_MATERIAL PROVIDED_.
»»

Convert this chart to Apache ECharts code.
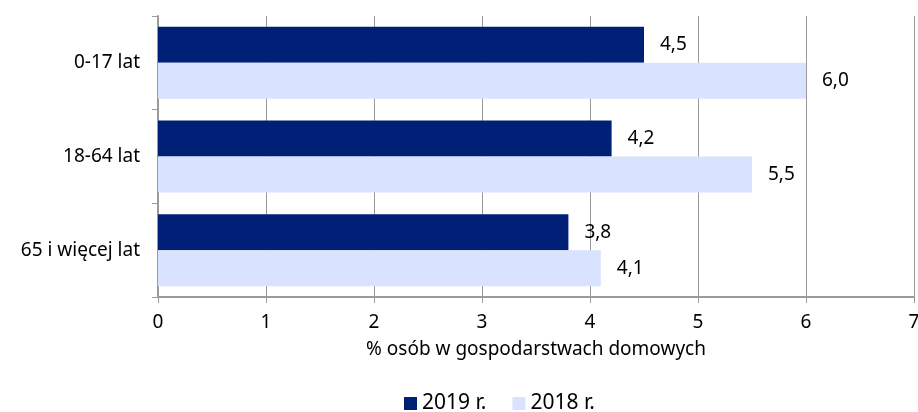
<!DOCTYPE html>
<html>
<head>
<meta charset="utf-8">
<script src="https://cdn.jsdelivr.net/npm/echarts@6/dist/echarts.min.js"></script>
<style>
  html, body { margin: 0; padding: 0; background: #fff; }
  #chart { width: 918px; height: 412px; }
</style>
</head>
<body>
<div id="chart"></div>
<script>
var categories = ['0-17 lat', '18-64 lat', '65 i więcej lat'];
var values2019 = [4.5, 4.2, 3.8];
var values2018 = [6.0, 5.5, 4.1];
var seriesNames = ['2019 r.', '2018 r.'];

var font = 'Noto Sans';
var chart = echarts.init(document.getElementById('chart'));

function labelFmt(p) {
  return p.value.toFixed(1).replace('.', ',');
}

var option = {
  animation: false,
  textStyle: { fontFamily: font },
  grid: { left: 158, right: 4, top: 16, bottom: 115, containLabel: false, outerBoundsMode: 'none' },
  legend: {
    top: 388,
    left: 399,
    itemWidth: 13,
    itemHeight: 13,
    itemGap: 26,
    icon: 'rect',
    textStyle: { fontFamily: font, fontSize: 21, color: '#000' },
    data: seriesNames
  },
  xAxis: {
    type: 'value',
    min: 0,
    max: 7,
    interval: 1,
    name: '% osób w gospodarstwach domowych',
    nameLocation: 'middle',
    nameGap: 43,
    nameTextStyle: { fontFamily: font, fontSize: 19, color: '#000' },
    axisLine: { show: true, lineStyle: { color: '#9a9a9a', width: 2 } },
    axisTick: { show: true, length: 6, lineStyle: { color: '#9a9a9a', width: 1 } },
    axisLabel: { fontFamily: font, fontSize: 19, color: '#000', margin: 16 },
    splitLine: { show: true, lineStyle: { color: '#9a9a9a', width: 1 } }
  },
  yAxis: {
    type: 'category',
    inverse: true,
    data: categories,
    axisLine: { show: true, lineStyle: { color: '#9a9a9a', width: 2 } },
    axisTick: { show: true, length: 6, lineStyle: { color: '#9a9a9a', width: 1 } },
    axisLabel: { fontFamily: font, fontSize: 19, color: '#000', margin: 18 }
  },
  series: [
    {
      name: seriesNames[0],
      type: 'bar',
      data: values2019,
      barWidth: 36,
      barGap: '0%',
      itemStyle: { color: '#001f77' },
      label: { show: true, position: 'right', distance: 16, fontFamily: font, fontSize: 19, color: '#000', formatter: labelFmt }
    },
    {
      name: seriesNames[1],
      type: 'bar',
      data: values2018,
      barWidth: 36,
      barGap: '0%',
      itemStyle: { color: '#d9e2fe' },
      label: { show: true, position: 'right', distance: 16, fontFamily: font, fontSize: 19, color: '#000', formatter: labelFmt }
    }
  ]
};
chart.setOption(option);
</script>
</body>
</html>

««

_WHAT THE EXERCISE ASKS_. Exactly as written, please give again the lines from the beginning of the listing through the line containing "var chart = echarts.init(document.getElementById('chart'));", inclusive, without any pictures.

_OUTPUT OF THE TASK_.
Convert this chart to Apache ECharts code.
<!DOCTYPE html>
<html>
<head>
<meta charset="utf-8">
<script src="https://cdn.jsdelivr.net/npm/echarts@6/dist/echarts.min.js"></script>
<style>
  html, body { margin: 0; padding: 0; background: #fff; }
  #chart { width: 918px; height: 412px; }
</style>
</head>
<body>
<div id="chart"></div>
<script>
var categories = ['0-17 lat', '18-64 lat', '65 i więcej lat'];
var values2019 = [4.5, 4.2, 3.8];
var values2018 = [6.0, 5.5, 4.1];
var seriesNames = ['2019 r.', '2018 r.'];

var font = 'Noto Sans';
var chart = echarts.init(document.getElementById('chart'));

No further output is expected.